Voici un livre qui est aussi un souvenir de concert. J’ai déniché un exemplaire de l’autobiographie de Randy Weston, lors de son dernier concert, à la librairie du Théâtre Antique lors de Jazz à Vienne. C’était le 4 juillet 2016, et l’on peut se remémorer ce concert grâce à la chronique tout à fait juste de notre collègue Michel Mathais, ici :Après ce concert, dont la première partie de l’African Rhythms quartet était fabuleuse, je dois avouer que j’ai oublié ce livre sur une étagère. C’est durant l’été 2018 que je l’ai lu, juste avant la disparition du pianiste le 1er septembre 2018. A part chez les fans de jazz et les connaisseurs, son décès est passé quasi inaperçu. Sans doute occulté par la disparition en août 2018 d’une autre étoile de la musique Afro-américaine : Aretha Franklin.
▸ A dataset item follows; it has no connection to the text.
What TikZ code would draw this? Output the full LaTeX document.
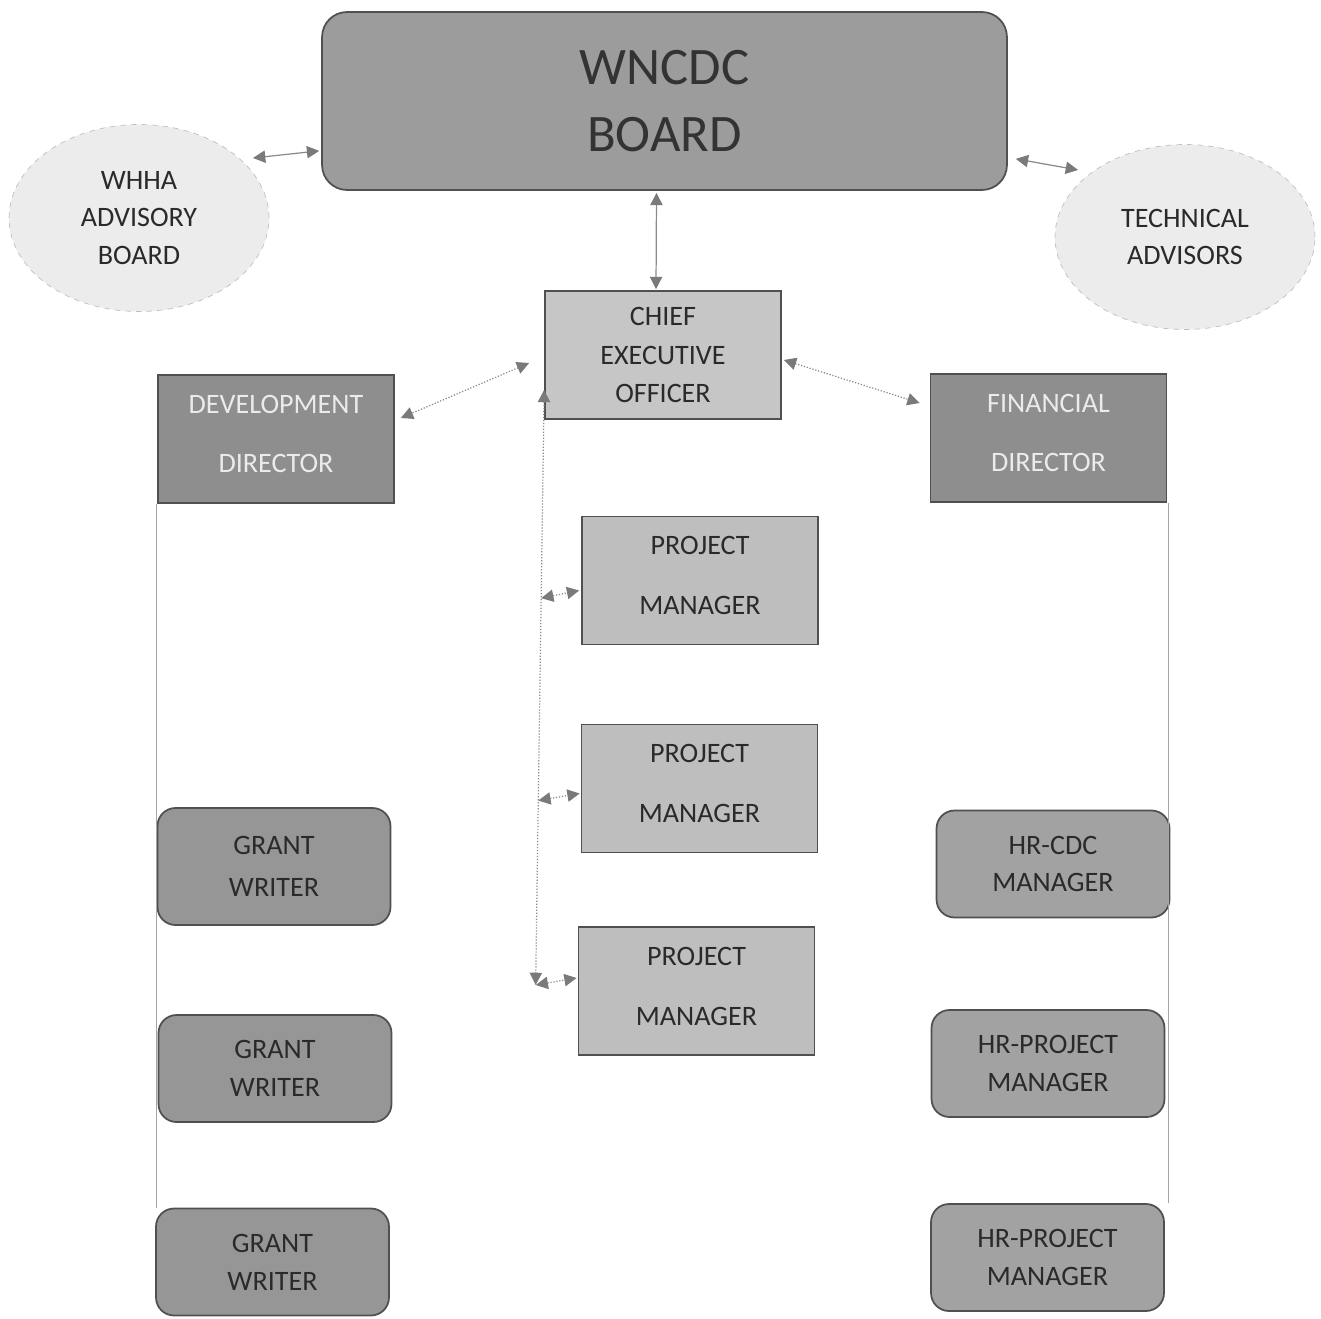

Cette autobiographie, écrite à quatre mains avec Willard Jenkins est le reflet de la vie de globe-trotter de Randy Weston. Sa vie commence à Brooklyn où il découvre la musique et côtoie la communauté caribéenne car son père est originaire du Panama. Il est l’ami d’un autre habitant de ce quartier newyorkais : Max Roach. Il fréquente Duke Ellington, Coleman Hawkins, Charlie Parker, Miles Davis et il est influencé par Thelonious Monk. Il est vite amené à parcourir le monde et la première fois au Japon dans le cadre de son service militaire durant la guerre. A son retour aux Etats-Unis, le pianiste est allé dans la région des Berkshires pour travailler et a fait la rencontre de Music Inn, une société d’artistes qui organise des conférences auxquelles il participera en musique. Sa première grande rencontre à cette occasion, sera celle qu’il fait avec Langston Hugues, le poète et écrivain qui écrira les textes de l’une des plus grands albums de Randy Weston : Uhuru Afrika. La grande tromboniste et compositrice Melba Liston participe également à la création de cette œuvre. Avec cette création, tout comme avec Spirit of our ancestors, Randy Weston c’est ouvert à la conscience de l’Afrique en tant que terre d’origine. Melba Liston et Dizzy Gillespie participent à cet autre album. Le pianiste partageait avec ces derniers musiciens une affection pour leurs origines africaines.
Randy Weston concrétise son rêve d’aller en Afrique une première fois en 1961 avec la Société Africaine de Culture section américaine, puis une deuxième fois en 1963. Il fait ensuite une grande tournée en 1967, organisée par le Département d’Etat à travers tout le continent africain, qu’il nommera “la tournée sur la terre mère”. Il sera complétement séduit par l’Afrique et songe à s’installer au Nigéria. L’instabilité politique le fait renoncer, mais l’engouement du public Marocain pour ses concerts qui lui demande de revenir, le décide à s’installer à Tanger. Il vit de nombreuses années en terre marocaine où il crée un club de jazz et fait surtout la rencontre des musiciens Gnawa. Cette rencontre est importante sur le plan musical, mais aussi sur le plan humain et spirituel. Les maîtres Gnawa autoriseront Randy Weston à jouer cette musique sacrée. Cette connaissance de l’Afrique en général, va le marquer dans son approche musicale mais aussi dans sa vie spirituelle. Il va s’intéresser à toutes les musiques et toutes les cultures, comme les musiques traditionnelles chinoise et japonaise. Il donnera un concert dans un sanctuaire Shinto du Japon où il ressentira la même force spirituelle qu’en Afrique. Il tente une synthèse des musiques africaine, asiatique et occidentale. Le pianiste vit même une dizaine d’années en France, près d’Annecy.
Le géant de Brooklyn, après avoir sillonné la terre entière est revenu s’éteindre paisiblement dans son quartier d’origine de Brooklyn à New York. Il a très certainement rejoint à présent, l’esprit de ses chers ancêtres, qu’il a cherché spirituellement en musique, en parcourant la terre.
Jenkins Willard, Weston Randy, Randy Weston African Rhythms, Autobiographie, Présence Africaine, 2014, 429 pages, ISBN 978-2-7087-0870-9.